## YOUR TASK
Everything in the listing except the pictures should be written out exactly.

-- -- --

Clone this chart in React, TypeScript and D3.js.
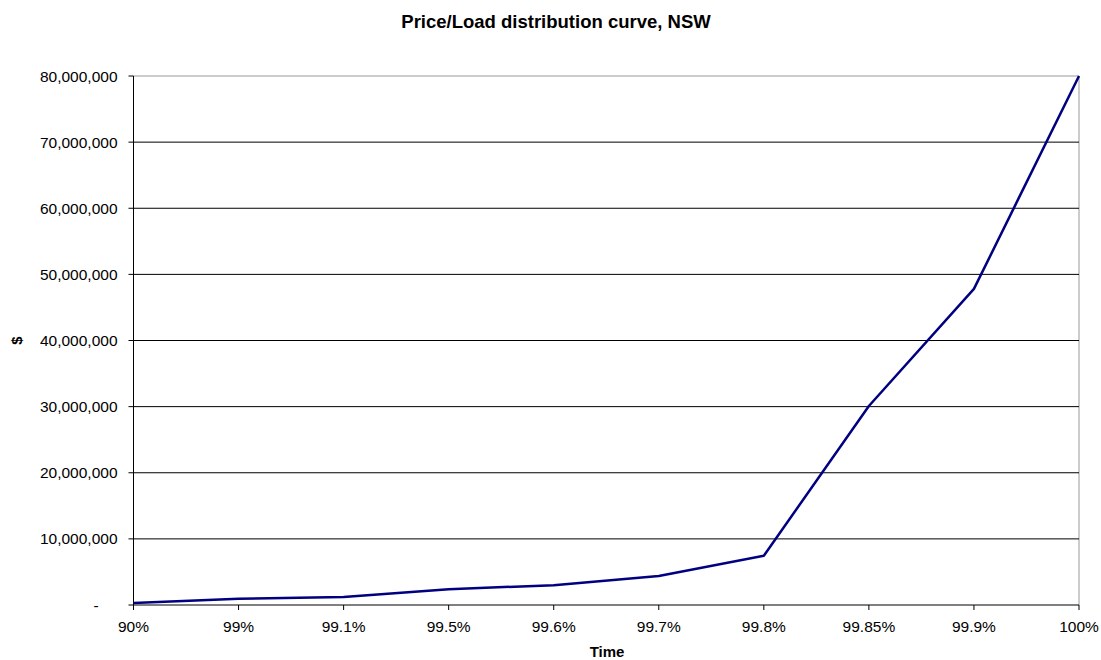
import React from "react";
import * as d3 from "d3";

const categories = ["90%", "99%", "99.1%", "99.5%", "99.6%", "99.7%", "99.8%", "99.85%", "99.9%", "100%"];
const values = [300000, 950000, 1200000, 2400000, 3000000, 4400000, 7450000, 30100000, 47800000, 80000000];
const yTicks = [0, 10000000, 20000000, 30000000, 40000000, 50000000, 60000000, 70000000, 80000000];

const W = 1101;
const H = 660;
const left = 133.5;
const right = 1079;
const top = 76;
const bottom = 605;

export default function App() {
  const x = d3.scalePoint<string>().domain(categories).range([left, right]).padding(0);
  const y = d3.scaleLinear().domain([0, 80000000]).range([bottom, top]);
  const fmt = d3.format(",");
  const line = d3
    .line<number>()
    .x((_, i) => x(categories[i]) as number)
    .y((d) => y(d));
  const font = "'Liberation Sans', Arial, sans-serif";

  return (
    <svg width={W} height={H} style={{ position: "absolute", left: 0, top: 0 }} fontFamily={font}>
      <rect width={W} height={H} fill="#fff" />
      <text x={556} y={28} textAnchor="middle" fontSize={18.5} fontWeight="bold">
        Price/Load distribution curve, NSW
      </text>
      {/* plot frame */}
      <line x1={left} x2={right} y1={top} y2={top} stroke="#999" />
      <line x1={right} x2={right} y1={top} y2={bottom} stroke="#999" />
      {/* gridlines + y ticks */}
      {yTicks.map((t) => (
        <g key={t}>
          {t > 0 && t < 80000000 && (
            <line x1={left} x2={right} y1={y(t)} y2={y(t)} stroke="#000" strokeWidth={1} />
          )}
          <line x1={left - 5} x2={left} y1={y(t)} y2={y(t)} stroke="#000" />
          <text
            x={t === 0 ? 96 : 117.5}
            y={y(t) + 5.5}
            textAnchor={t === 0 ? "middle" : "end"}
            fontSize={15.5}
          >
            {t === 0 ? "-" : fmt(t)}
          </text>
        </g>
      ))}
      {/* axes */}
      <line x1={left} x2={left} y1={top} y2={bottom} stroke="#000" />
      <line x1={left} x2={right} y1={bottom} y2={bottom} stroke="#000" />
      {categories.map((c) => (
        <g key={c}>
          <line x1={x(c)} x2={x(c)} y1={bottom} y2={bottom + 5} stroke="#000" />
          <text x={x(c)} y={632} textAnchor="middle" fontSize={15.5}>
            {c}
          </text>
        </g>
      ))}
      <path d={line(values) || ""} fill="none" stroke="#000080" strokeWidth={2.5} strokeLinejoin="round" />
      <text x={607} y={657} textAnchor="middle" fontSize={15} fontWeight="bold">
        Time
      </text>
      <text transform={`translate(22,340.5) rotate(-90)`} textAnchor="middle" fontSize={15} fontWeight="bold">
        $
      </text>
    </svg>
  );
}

-- -- --

## RESULT OF THE EXERCISE
Clone this chart in React, TypeScript and D3.js.
import React from "react";
import * as d3 from "d3";

const categories = ["90%", "99%", "99.1%", "99.5%", "99.6%", "99.7%", "99.8%", "99.85%", "99.9%", "100%"];
const values = [300000, 950000, 1200000, 2400000, 3000000, 4400000, 7450000, 30100000, 47800000, 80000000];
const yTicks = [0, 10000000, 20000000, 30000000, 40000000, 50000000, 60000000, 70000000, 80000000];

const W = 1101;
const H = 660;
const left = 133.5;
const right = 1079;
const top = 76;
const bottom = 605;

export default function App() {
  const x = d3.scalePoint<string>().domain(categories).range([left, right]).padding(0);
  const y = d3.scaleLinear().domain([0, 80000000]).range([bottom, top]);
  const fmt = d3.format(",");
  const line = d3
    .line<number>()
    .x((_, i) => x(categories[i]) as number)
    .y((d) => y(d));
  const font = "'Liberation Sans', Arial, sans-serif";

  return (
    <svg width={W} height={H} style={{ position: "absolute", left: 0, top: 0 }} fontFamily={font}>
      <rect width={W} height={H} fill="#fff" />
      <text x={556} y={28} textAnchor="middle" fontSize={18.5} fontWeight="bold">
        Price/Load distribution curve, NSW
      </text>
      {/* plot frame */}
      <line x1={left} x2={right} y1={top} y2={top} stroke="#999" />
      <line x1={right} x2={right} y1={top} y2={bottom} stroke="#999" />
      {/* gridlines + y ticks */}
      {yTicks.map((t) => (
        <g key={t}>
          {t > 0 && t < 80000000 && (
            <line x1={left} x2={right} y1={y(t)} y2={y(t)} stroke="#000" strokeWidth={1} />
          )}
          <line x1={left - 5} x2={left} y1={y(t)} y2={y(t)} stroke="#000" />
          <text
            x={t === 0 ? 96 : 117.5}
            y={y(t) + 5.5}
            textAnchor={t === 0 ? "middle" : "end"}
            fontSize={15.5}
          >
            {t === 0 ? "-" : fmt(t)}
          </text>
        </g>
      ))}
      {/* axes */}
      <line x1={left} x2={left} y1={top} y2={bottom} stroke="#000" />
      <line x1={left} x2={right} y1={bottom} y2={bottom} stroke="#000" />
      {categories.map((c) => (
        <g key={c}>
          <line x1={x(c)} x2={x(c)} y1={bottom} y2={bottom + 5} stroke="#000" />
          <text x={x(c)} y={632} textAnchor="middle" fontSize={15.5}>
            {c}
          </text>
        </g>
      ))}
      <path d={line(values) || ""} fill="none" stroke="#000080" strokeWidth={2.5} strokeLinejoin="round" />
      <text x={607} y={657} textAnchor="middle" fontSize={15} fontWeight="bold">
        Time
      </text>
      <text transform={`translate(22,340.5) rotate(-90)`} textAnchor="middle" fontSize={15} fontWeight="bold">
        $
      </text>
    </svg>
  );
}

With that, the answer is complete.